1-3 Conclusion théorique

Ce travail de l’inter et du transgénérationnel souligne la mobilisation d’une violence, fondamentale selon J. Bergeret et nous renvoie aussi aux travaux de C.Vacheret sur ce thème, par l’intrusion psychique, physique confusionnelle de l’individuel, du groupal interne ou externe au groupe d’appartenance dans « la transmission par un don psychique ». Pour notre part, nous évoquerons le terme plus général de violence faisant effraction dans la représentation psychique.

La violence fait tellement partie intégrante de la transplantation que son évidence en devient une composante à part entière. La participation à un colloque sur le thème de la violence dans la transmission (Lausanne, 1999) nous a amenés à penser la violence en transplantation. Paradoxalement, la violence est quotidienne dans le travail auprès des familles, mais elle n'est jamais verbalisée, elle est vécue. La violence reste dans le subir et non dans la mise en mots. C'est l'impensable et la relecture des situations cliniques sous l'axe de la violence qui ont donné un nouvel éclairage à cette problématique.

L’acte de transplantation permet à un niveau psychique que se retravaille le rachat parental de la dette culpabilitaire fantasmatique afin de faire advenir symboliquement l’enfant malade à la vie dans la représentation familiale. Cette souffrance psychique peut, elle aussi, être lue comme une violence du don transmis. La transmission est cette trace à travers les générations. La pathologie hépatique d'un enfant et la violence d'une réalité létale confrontent les parents à cette absence ou cette défaillance dans leur transmission symbolique.

Cette transmission réactive certaines traces à travers les générations. La modification d'état d'un enfant sain, à pathogène, marque un passage, un changement, et implique des transformations psychiques dans la représentation parentale de l'image infantile.
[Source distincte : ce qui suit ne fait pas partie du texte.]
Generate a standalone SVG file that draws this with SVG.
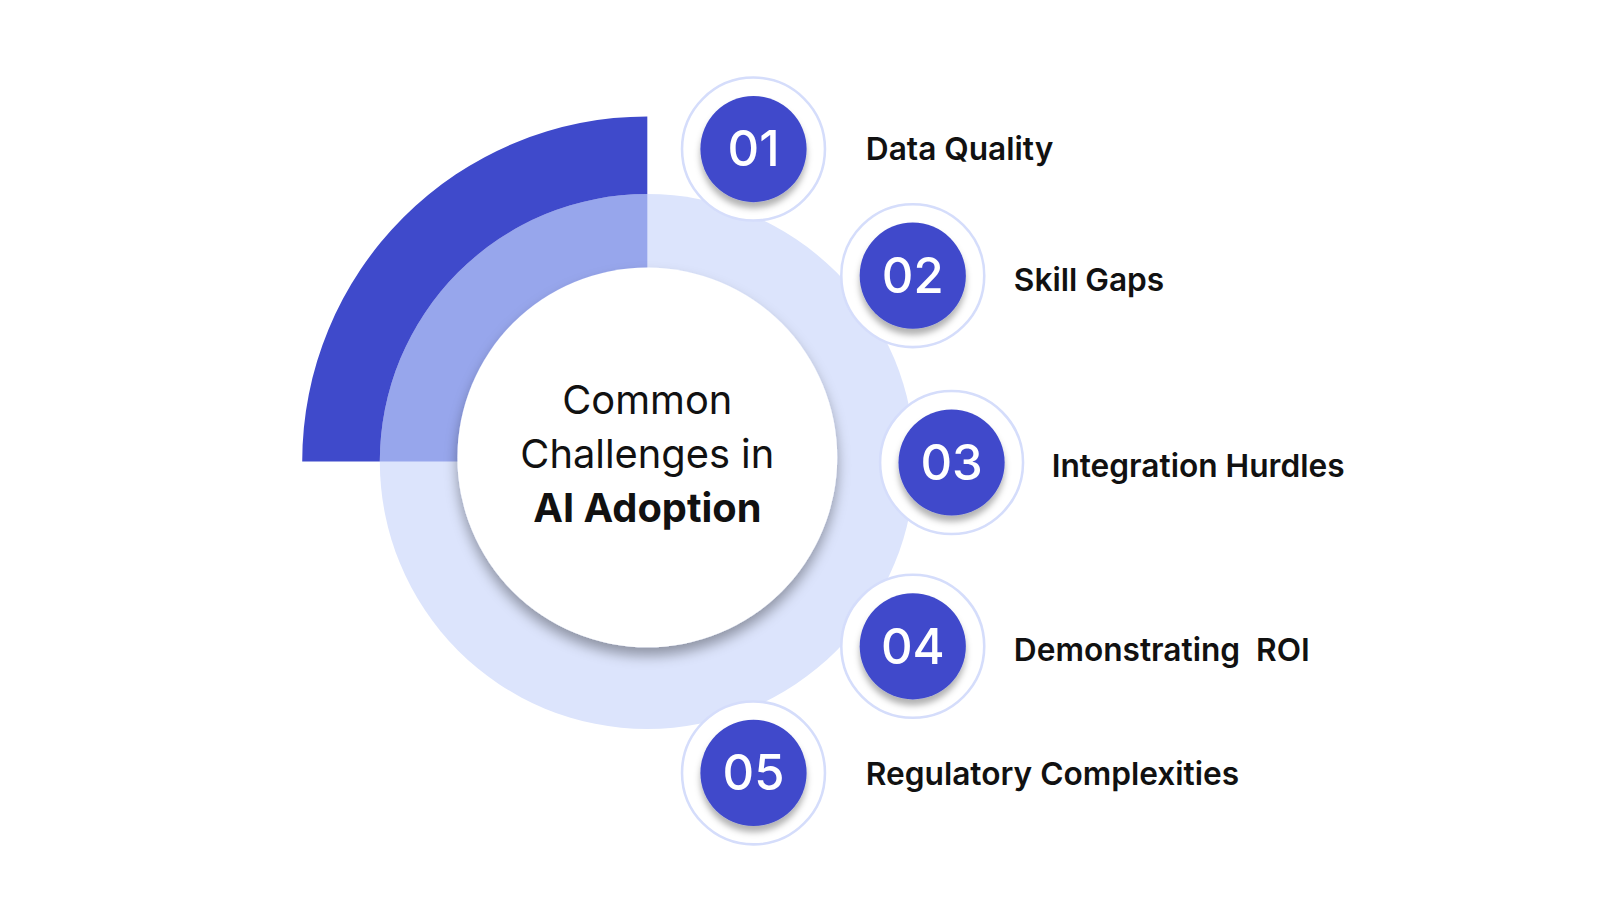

Ce processus de transmission est sous-tendu à un mandat générationnel qui va devoir se réélaborer du fait de la pathologie de l'enfant, puisque non réalisable. La transmission initiale des parents en sera modifiée. Elle se construira autour de la maladie de l'enfant.

L'acte de transplanter métaphorise cette scène de transmettre quelque chose à quelqu'un. Cette mise en scène de transmettre se scénarisera et se jouera pendant les temps d'hospitalisation à un double niveau :

1°) organique : transmission d'un don d'organe.

2°) psychique : « transmission par un don psychique» parents/enfant.

La violence dans le transmis est présente quel que soit le type de don mais elle éclaire le processus de « transmission par un don psychique » d’autant mieux lorsque le don est extrafamilial puisque les parents sont dépossédés de « réparer » eux-mêmes leur enfant. Cette effraction se situe alors à un niveau psychique. Nous proposerons d’exposer, à partir d'une situation clinique, le vécu familial des résonances psychiques induites par la violence de cette effraction dans le corps de l'enfant.

Cette violence de la réalité de mort impose un accompagnement et une expression spécifique de la souffrance. C’est par conséquence une violence physique mais aussi psychique à l’état brut qui est verbalisée par les parents dans un discours corporisé du non-sens de la situation vécue, en tant que parents vis à vis de leur enfant et, au-delà, dans leur propre histoire familiale. C’est ainsi que certains parents parviendront à un dépassement de la situation traumatique remobilisant du générationnel et pour d’autres, au contraire, un enkystement dans une rupture demeure le mode de réponse.